# Packing.org site



## slhk (Sep 20, 2007)

I used to check in on this website for CCW laws, etc. Recently I can't log on. Don't know if it's just my computer/server or did they disappear???

Anyone know if that website is still up and running?


----------



## Todd (Jul 3, 2006)

No idea. I go to this site .... http://www.handgunlaw.us/


----------



## SuckLead (Jul 4, 2006)

Someone said a while back that they'd stopped updating the site. So it may be gone. 

Yeah, I just tried to get there and it said it couldn't contact the server.


----------



## drummin man 627 (Dec 25, 2006)

It seems that Packing has packed. This is a new site trying to fill the gap.
The owner just joined over at TaurusArmed.net
Click here: http://www.usacarry.com/


----------



## USA Carry (Oct 15, 2007)

Thanks for spreading the word. I've been working pretty hard on the site. Pushed out a few updates over the weekend.


----------



## SAS MAYHEM (May 16, 2007)

USA Carry said:


> Thanks for spreading the word. I've been working pretty hard on the site. Pushed out a few updates over the weekend.


It's looking good. I joined last week :smt023


----------



## Koontzy (Oct 17, 2007)

I like usacarry now myself

I havent been able to even get to packing.org in like 5 months lol


----------



## bruce333 (Sep 1, 2006)

Koontzy said:


> I havent been able to even get to packing.org in like 5 months lol


Rumor on the net has it the owner has abandoned the site.

+1 for USA carry. :smt023 Excellent resource!


----------



## jpruett79 (Sep 23, 2006)

This is the first place i have seen a map that differentiates between non-res and res permits.

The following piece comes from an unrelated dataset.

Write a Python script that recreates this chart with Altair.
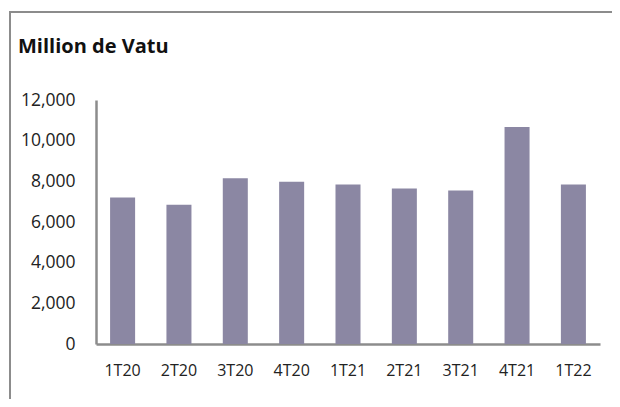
import altair as alt
import pandas as pd

quarters = ["1T20", "2T20", "3T20", "4T20", "1T21", "2T21", "3T21", "4T21", "1T22"]
values = [7200, 6850, 8150, 7980, 7850, 7650, 7550, 10670, 7850]
y_ticks = [0, 2000, 4000, 6000, 8000, 10000, 12000]
title_text = "Million de Vatu"

df = pd.DataFrame({"quarter": quarters, "value": values})

FONT = "Open Sans"
GREY = "#8c8c8c"

bars = alt.Chart(df).mark_bar(color="#8b87a3").encode(
    x=alt.X("quarter:N", sort=quarters,
            scale=alt.Scale(paddingInner=0.556, paddingOuter=0.25),
            axis=alt.Axis(title=None, labelAngle=0, ticks=False, labelPadding=18,
                          labelFontSize=16, labelFont=FONT, labelColor="#222222",
                          domainColor=GREY, domainWidth=2.5)),
    y=alt.Y("value:Q", scale=alt.Scale(domain=[0, 12000], nice=False),
            axis=alt.Axis(title=None, values=y_ticks, format=",.0f", grid=False, ticks=False,
                          labelPadding=21, labelFontSize=17.5, labelFont=FONT,
                          labelColor="#222222", domainColor=GREY, domainWidth=2.5)),
)

one = alt.Data(values=[{}])

title = alt.Chart(one).mark_text(
    text=title_text, font=FONT, fontSize=20, fontWeight="bold", align="left",
    baseline="middle", color="#111111"
).encode(x=alt.value(-78), y=alt.value(-53))

frame = alt.Chart(one).mark_rect(fill=None, stroke=GREY, strokeWidth=2).encode(
    x=alt.value(-86), x2=alt.value(700), y=alt.value(-88), y2=alt.value(500))

chart = alt.layer(frame, bars, title).properties(
    width=504, height=244,
    background="white",
    autosize=alt.AutoSizeParams(type="none"),
    padding={"left": 88, "top": 92, "right": 12, "bottom": 55},
).configure_view(stroke=None)

chart.save("out.html", embed_options={"renderer": "svg", "actions": False})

I like it. Thanks for the link


----------



## PanaDP (Jul 20, 2007)

For those in California, www.calccw.com is a great site. It's aimed toward helping people throuhg CA's CW application process. There are quite a few LEOs there as well as instructors for CCW courses. They're all very helpful with questions and helping people to do it legally, properly, and safely.


----------